Task requirements: Transcribe the listing exactly, leaving out every picture.

-- start Information provided --

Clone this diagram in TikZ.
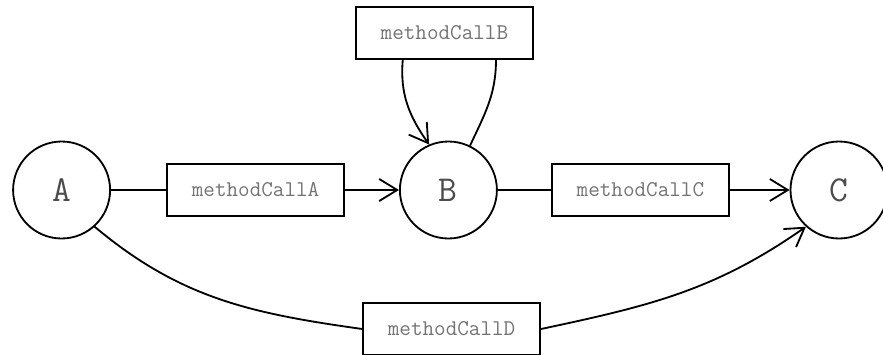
\documentclass[tikz,border=0pt]{standalone}
\usetikzlibrary{arrows.meta}
\begin{document}
\begin{tikzpicture}[
    >={Straight Barb[length=0.45cm,width=0.55cm]},
    line width=1.3pt,
    state/.style={draw,circle,minimum size=2.425cm,inner sep=0pt,
      font=\ttfamily\fontsize{26}{26}\selectfont,text=black!70},
    call/.style={draw,rectangle,minimum width=4.425cm,minimum height=1.28cm,
      inner sep=0pt,font=\ttfamily\fontsize{16}{16}\selectfont,text=black!55}]
  \useasboundingbox (0,0) rectangle (22.075,8.85);
  \draw
    (1.54,4.1) node[state] (A){A}
    (11.21,4.1) node[state] (B){B}
    (20.975,4.1) node[state] (C){C}
    (6.39,4.1) node[call] (mA){methodCallA}
    (11.11,8.025) node[call] (mB){methodCallB}
    (16.01,4.1) node[call] (mC){methodCallC}
    (11.29,0.625) node[call] (mD){methodCallD};
  \begin{scope}
    \draw (A) to (mA);
    \draw[->] (mA) to (B);
    \draw (B) to (mC);
    \draw[->] (mC) to (C);
    \draw (B.64) to[out=65,in=-90] ([xshift=1.29cm]mB.south);
    \draw[->] ([xshift=-1.04cm]mB.south) to[out=-95,in=125] (B.113);
    \draw (A.-48) to[out=-40,in=172] (mD.west);
    \draw[->] (mD.east) to[out=12,in=215] (C.228);
  \end{scope}
\end{tikzpicture}
\end{document}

-- end Information provided --

Correct result:
Clone this diagram in TikZ.
\documentclass[tikz,border=0pt]{standalone}
\usetikzlibrary{arrows.meta}
\begin{document}
\begin{tikzpicture}[
    >={Straight Barb[length=0.45cm,width=0.55cm]},
    line width=1.3pt,
    state/.style={draw,circle,minimum size=2.425cm,inner sep=0pt,
      font=\ttfamily\fontsize{26}{26}\selectfont,text=black!70},
    call/.style={draw,rectangle,minimum width=4.425cm,minimum height=1.28cm,
      inner sep=0pt,font=\ttfamily\fontsize{16}{16}\selectfont,text=black!55}]
  \useasboundingbox (0,0) rectangle (22.075,8.85);
  \draw
    (1.54,4.1) node[state] (A){A}
    (11.21,4.1) node[state] (B){B}
    (20.975,4.1) node[state] (C){C}
    (6.39,4.1) node[call] (mA){methodCallA}
    (11.11,8.025) node[call] (mB){methodCallB}
    (16.01,4.1) node[call] (mC){methodCallC}
    (11.29,0.625) node[call] (mD){methodCallD};
  \begin{scope}
    \draw (A) to (mA);
    \draw[->] (mA) to (B);
    \draw (B) to (mC);
    \draw[->] (mC) to (C);
    \draw (B.64) to[out=65,in=-90] ([xshift=1.29cm]mB.south);
    \draw[->] ([xshift=-1.04cm]mB.south) to[out=-95,in=125] (B.113);
    \draw (A.-48) to[out=-40,in=172] (mD.west);
    \draw[->] (mD.east) to[out=12,in=215] (C.228);
  \end{scope}
\end{tikzpicture}
\end{document}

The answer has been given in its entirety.